▶ _Source data_
################
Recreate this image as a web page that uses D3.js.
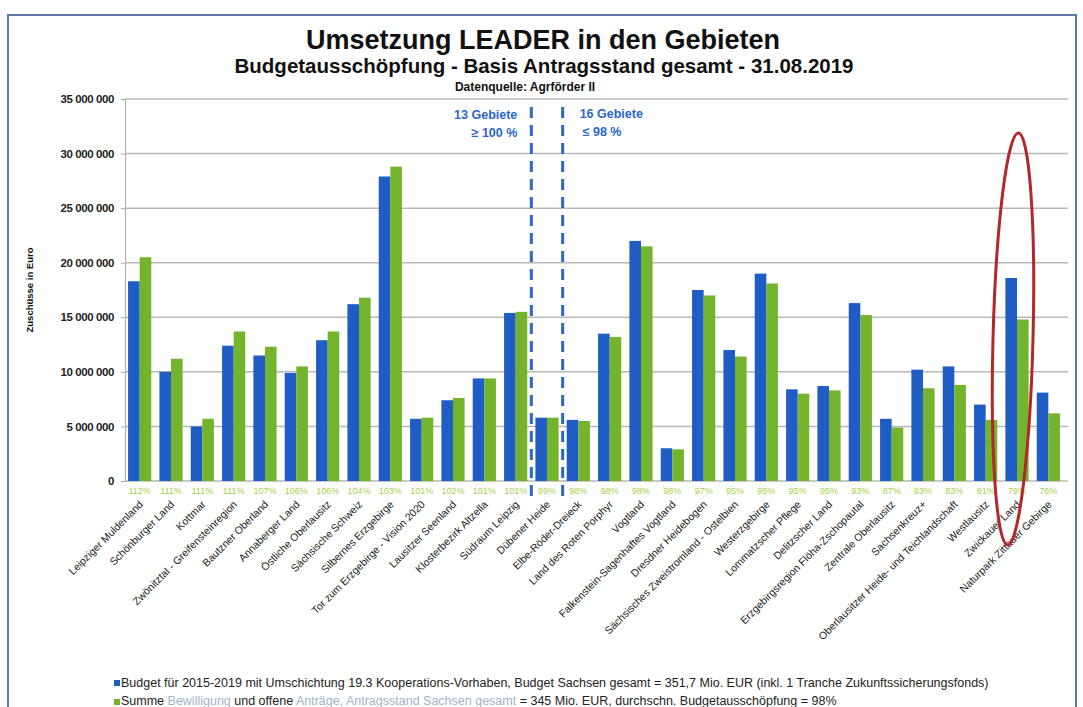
<!DOCTYPE html>
<html>
<head>
<meta charset="utf-8">
<script src="https://cdn.jsdelivr.net/npm/d3@7"></script>
<style>
  body { margin: 0; background: #fff; }
  svg { display: block; }
  text { font-family: "Liberation Sans", Arial, sans-serif; }
</style>
</head>
<body>
<div id="chart"></div>
<script>
// LEADER-Gebiete, sortiert nach Budgetausschöpfung
const regions = [
  "Leipziger Muldenland", "Schönburger Land", "Kottmar", "Zwönitztal - Greifensteinregion",
  "Bautzner Oberland", "Annaberger Land", "Östliche Oberlausitz", "Sächsische Schweiz",
  "Silbernes Erzgebirge", "Tor zum Erzgebirge - Vision 2020", "Lausitzer Seenland",
  "Klosterbezirk Altzella", "Südraum Leipzig", "Dübener Heide", "Elbe-Röder-Dreieck",
  "Land des Roten Porphyr", "Vogtland", "Falkenstein-Sagenhaftes Vogtland", "Dresdner Heidebogen",
  "Sächsisches Zweistromland - Ostelbien", "Westerzgebirge", "Lommatzscher Pflege",
  "Delitzscher Land", "Erzgebirgsregion Flöha-Zschopautal", "Zentrale Oberlausitz",
  "Sachsenkreuz+", "Oberlausitzer Heide- und Teichlandschaft", "Westlausitz",
  "Zwickauer Land", "Naturpark Zittauer Gebirge"
];
// Budget 2015-2019 (Euro)
const budget = [
  18300000, 10000000, 5000000, 12400000, 11500000, 9900000, 12900000, 16200000,
  27900000, 5700000, 7400000, 9400000, 15400000, 5800000, 5600000,
  13500000, 22000000, 3000000, 17500000, 12000000, 19000000, 8400000,
  8700000, 16300000, 5700000, 10200000, 10500000, 7000000, 18600000, 8100000
];
// Summe Bewilligung und offene Anträge (Euro)
const antraege = [
  20500000, 11200000, 5700000, 13700000, 12300000, 10500000, 13700000, 16800000,
  28800000, 5800000, 7600000, 9400000, 15500000, 5800000, 5500000,
  13200000, 21500000, 2900000, 17000000, 11400000, 18100000, 8000000,
  8300000, 15200000, 4900000, 8500000, 8800000, 5600000, 14800000, 6200000
];
const quote = [
  "112%", "111%", "111%", "111%", "107%", "106%", "106%", "104%", "103%", "101%",
  "102%", "101%", "101%", "99%", "98%", "98%", "98%", "98%", "97%", "95%",
  "95%", "95%", "95%", "93%", "87%", "83%", "83%", "81%", "79%", "76%"
];
const yTicks = [0, 5000000, 10000000, 15000000, 20000000, 25000000, 30000000, 35000000];

const W = 1083, H = 707;
const blue = "#1f5dc4", green = "#74b42c";

const svg = d3.select("#chart").append("svg").attr("width", W).attr("height", H);

// frame
svg.append("rect").attr("x", 8).attr("y", 15).attr("width", 1068).attr("height", 720)
  .attr("fill", "none").attr("stroke", "#5b78a8").attr("stroke-width", 2);

// titles
svg.append("text").attr("x", 543).attr("y", 49).attr("text-anchor", "middle")
  .attr("font-size", 27).attr("font-weight", "bold").attr("fill", "#111")
  .text("Umsetzung LEADER in den Gebieten");
svg.append("text").attr("x", 544).attr("y", 73).attr("text-anchor", "middle")
  .attr("font-size", 20.5).attr("font-weight", "bold").attr("fill", "#111")
  .text("Budgetausschöpfung - Basis Antragsstand gesamt -  31.08.2019");
svg.append("text").attr("x", 525).attr("y", 91).attr("text-anchor", "middle")
  .attr("font-size", 12).attr("font-weight", "bold").attr("fill", "#111")
  .text("Datenquelle: Agrförder II");

const x0 = d3.scaleBand().domain(regions).range([124, 1064]).paddingInner(0.26).paddingOuter(0.13);
const x1 = d3.scaleBand().domain(["budget", "antraege"]).range([0, x0.bandwidth()]);
const y = d3.scaleLinear().domain([0, 35000000]).range([481, 99]);

// grid
svg.append("g").selectAll("line").data(yTicks).join("line")
  .attr("x1", 125).attr("x2", 1068)
  .attr("y1", d => y(d)).attr("y2", d => y(d))
  .attr("stroke", "#b8b8b8").attr("stroke-width", 1.5);

// y axis
const fmt = d => d3.format(",")(d).replace(/,/g, " ");
const yAxis = svg.append("g").attr("transform", "translate(125,0)")
  .call(d3.axisLeft(y).tickValues(yTicks).tickFormat(fmt).tickSize(4).tickPadding(7));
yAxis.select(".domain").attr("stroke", "#aaa");
yAxis.selectAll(".tick line").attr("stroke", "#aaa");
yAxis.selectAll(".tick text").attr("font-size", 11.5).attr("font-weight", "bold").attr("fill", "#222")
  .attr("font-family", "Liberation Sans, Arial, sans-serif").attr("letter-spacing", -0.4);

svg.append("text").attr("transform", "translate(33,290) rotate(-90)").attr("text-anchor", "middle")
  .attr("font-size", 9.5).attr("font-weight", "bold").attr("fill", "#111")
  .text("Zuschüsse in Euro");

// bars
const groups = svg.append("g").selectAll("g").data(regions).join("g")
  .attr("transform", d => `translate(${x0(d)},0)`);
groups.append("rect")
  .attr("x", x1("budget")).attr("width", x1.bandwidth())
  .attr("y", (d, i) => y(budget[i])).attr("height", (d, i) => y(0) - y(budget[i]))
  .attr("fill", blue);
groups.append("rect")
  .attr("x", x1("antraege")).attr("width", x1.bandwidth())
  .attr("y", (d, i) => y(antraege[i])).attr("height", (d, i) => y(0) - y(antraege[i]))
  .attr("fill", green);

// percentage labels
svg.append("g").selectAll("text").data(regions).join("text")
  .attr("x", d => x0(d) + x0.bandwidth() / 2).attr("y", 494)
  .attr("text-anchor", "middle").attr("font-size", 9).attr("fill", "#a6cf4a")
  .text((d, i) => quote[i]);

// category labels
svg.append("g").selectAll("text").data(regions).join("text")
  .attr("transform", d => `translate(${x0(d) + x0.bandwidth() / 2 + 4},505) rotate(-45)`)
  .attr("text-anchor", "end").attr("font-size", 10.5).attr("fill", "#222")
  .text(d => d);

// divider between >=100% and <=98%
const div1 = (x0(regions[12]) + x0.bandwidth() + x0(regions[13])) / 2;
const div2 = (x0(regions[13]) + x0.bandwidth() + x0(regions[14])) / 2;
[div1, div2].forEach(xx => {
  svg.append("line").attr("x1", xx).attr("x2", xx).attr("y1", 107).attr("y2", 500)
    .attr("stroke", "#2a67cc").attr("stroke-width", 3).attr("stroke-dasharray", "11 7");
});
const note = svg.append("g").attr("font-weight", "bold").attr("fill", "#2a67cc").attr("font-size", 12.5);
note.append("text").attr("x", div1 - 14).attr("y", 119).attr("text-anchor", "end").text("13 Gebiete");
note.append("text").attr("x", div1 - 14).attr("y", 137).attr("text-anchor", "end").text("≥ 100 %");
note.append("text").attr("x", div2 + 17).attr("y", 118).text("16 Gebiete");
note.append("text").attr("x", div2 + 20).attr("y", 136).text("≤ 98 %");

// red highlight ellipse around Zwickauer Land
const zx = x0("Zwickauer Land") + x0.bandwidth() / 2 - 4;
svg.append("ellipse").attr("cx", zx).attr("cy", 339).attr("rx", 20).attr("ry", 206)
  .attr("transform", `rotate(1.5,${zx},339)`)
  .attr("fill", "none").attr("stroke", "#b3262c").attr("stroke-width", 3);

// legend
const legend = svg.append("g").attr("font-size", 12.5).attr("fill", "#222");
legend.append("rect").attr("x", 114).attr("y", 680).attr("width", 6).attr("height", 6).attr("fill", blue);
legend.append("text").attr("x", 121).attr("y", 687)
  .text("Budget für 2015-2019 mit Umschichtung 19.3 Kooperations-Vorhaben,  Budget Sachsen gesamt = 351,7 Mio. EUR (inkl. 1 Tranche Zukunftssicherungsfonds)");
legend.append("rect").attr("x", 114).attr("y", 699).attr("width", 6).attr("height", 6).attr("fill", green);
const l2 = legend.append("text").attr("x", 121).attr("y", 705);
l2.append("tspan").text("Summe ");
l2.append("tspan").attr("fill", "#9fb4c8").text("Bewilligung");
l2.append("tspan").text(" und offene ");
l2.append("tspan").attr("fill", "#9fb4c8").text("Anträge,  Antragsstand Sachsen gesamt");
l2.append("tspan").text(" = 345 Mio. EUR,  durchschn. Budgetausschöpfung = 98%");
</script>
</body>
</html>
################
▶ _Task to complete_
Print the data above verbatim from the first line through the line holding "25000000, 30000000, 35000000];", leaving every picture out.

▶ _Response_
Recreate this image as a web page that uses D3.js.
<!DOCTYPE html>
<html>
<head>
<meta charset="utf-8">
<script src="https://cdn.jsdelivr.net/npm/d3@7"></script>
<style>
  body { margin: 0; background: #fff; }
  svg { display: block; }
  text { font-family: "Liberation Sans", Arial, sans-serif; }
</style>
</head>
<body>
<div id="chart"></div>
<script>
// LEADER-Gebiete, sortiert nach Budgetausschöpfung
const regions = [
  "Leipziger Muldenland", "Schönburger Land", "Kottmar", "Zwönitztal - Greifensteinregion",
  "Bautzner Oberland", "Annaberger Land", "Östliche Oberlausitz", "Sächsische Schweiz",
  "Silbernes Erzgebirge", "Tor zum Erzgebirge - Vision 2020", "Lausitzer Seenland",
  "Klosterbezirk Altzella", "Südraum Leipzig", "Dübener Heide", "Elbe-Röder-Dreieck",
  "Land des Roten Porphyr", "Vogtland", "Falkenstein-Sagenhaftes Vogtland", "Dresdner Heidebogen",
  "Sächsisches Zweistromland - Ostelbien", "Westerzgebirge", "Lommatzscher Pflege",
  "Delitzscher Land", "Erzgebirgsregion Flöha-Zschopautal", "Zentrale Oberlausitz",
  "Sachsenkreuz+", "Oberlausitzer Heide- und Teichlandschaft", "Westlausitz",
  "Zwickauer Land", "Naturpark Zittauer Gebirge"
];
// Budget 2015-2019 (Euro)
const budget = [
  18300000, 10000000, 5000000, 12400000, 11500000, 9900000, 12900000, 16200000,
  27900000, 5700000, 7400000, 9400000, 15400000, 5800000, 5600000,
  13500000, 22000000, 3000000, 17500000, 12000000, 19000000, 8400000,
  8700000, 16300000, 5700000, 10200000, 10500000, 7000000, 18600000, 8100000
];
// Summe Bewilligung und offene Anträge (Euro)
const antraege = [
  20500000, 11200000, 5700000, 13700000, 12300000, 10500000, 13700000, 16800000,
  28800000, 5800000, 7600000, 9400000, 15500000, 5800000, 5500000,
  13200000, 21500000, 2900000, 17000000, 11400000, 18100000, 8000000,
  8300000, 15200000, 4900000, 8500000, 8800000, 5600000, 14800000, 6200000
];
const quote = [
  "112%", "111%", "111%", "111%", "107%", "106%", "106%", "104%", "103%", "101%",
  "102%", "101%", "101%", "99%", "98%", "98%", "98%", "98%", "97%", "95%",
  "95%", "95%", "95%", "93%", "87%", "83%", "83%", "81%", "79%", "76%"
];
const yTicks = [0, 5000000, 10000000, 15000000, 20000000, 25000000, 30000000, 35000000];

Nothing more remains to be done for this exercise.